I would like to complete my first letter with some remarks. The more I think about it the more inaccurate it seems to me to assert that, without great revolutionary events in other countries, the Polish proletariat would be incapable of struggling. In Poland there has not been any catastrophe to paralyze the working class for years. There is great disillusionment there, but underneath, the still-unbroken power of the proletariat is sleeping. It is possible that a powerful external blow is necessary; but a blow like this could also come from purely Polish events. First: the situation of the peasantry seems unbearable. The agrarian question remains unsolved.[1] Second: the national question. Third: the conflicts between the bourgeois parties; boycott of the elections, etc. Fourth: the quarrel — almost inevitable — in the leaderless camp of Piłsudski To diagnose these processes in good time one shouldn’t go to sleep from a pessimistic anticipation of events. Such a state of mind is particularly dangerous in a revolutionary general staff.
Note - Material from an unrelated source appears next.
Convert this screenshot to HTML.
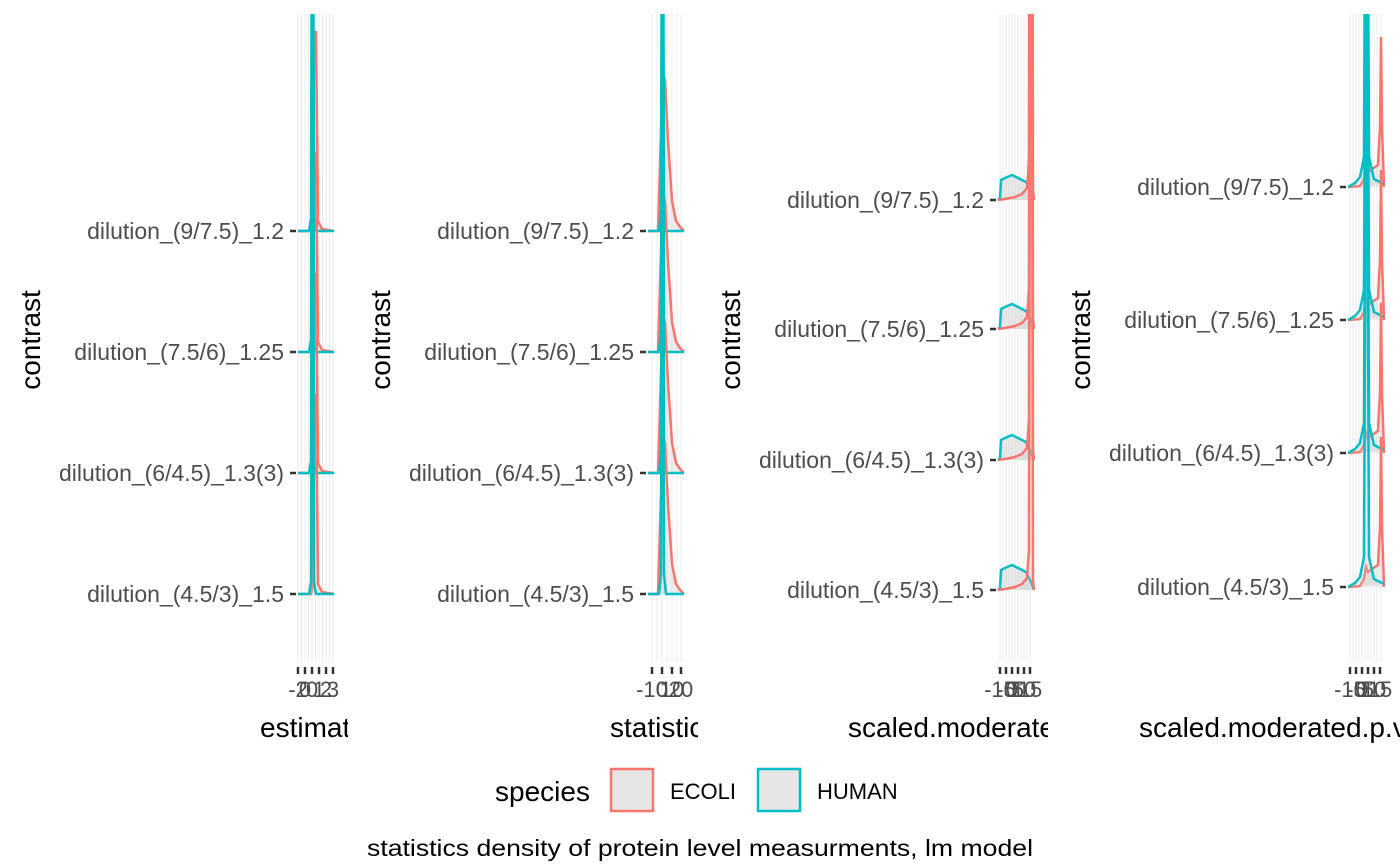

In my first letter I quoted the example of France and Belgium. I must now quote a third example, that of Switzerland. There, our group publishes an independent sheet! Trotz Alledem! [In spite of everything!] Yet, at the same time, the majority of the group is inside the SP, gathers the left opposition there, and tries successfully to take over the leadership. You understand the differences: in France, entry with one’s own organization and paper; in Belgium, giving up the paper in favor of systematic, internal, faction work; in Switzerland, internal faction work plus an independent paper outside the party.

The PPS is a legal party. Our participation in its inner life and its activities (in whatever form this participation takes place) coincides to a large extent with a combination of legal and illegal work. If you were to succeed in creating a faction inside the PPS (and a complementary one inside the Bund) you would certainly have to complement your work with legal and illegal publications.

All this is only hypothetical. I hold firmly to my first proposal: devote some months to research work and making approaches, then and finally take a firm position.

  1. ↑ The agrarian question appears, moreover, to be enormously preoccupying governmental circles at present. Don’t you think our organization could distribute a manifesto on this question to put it on the agenda for the working class?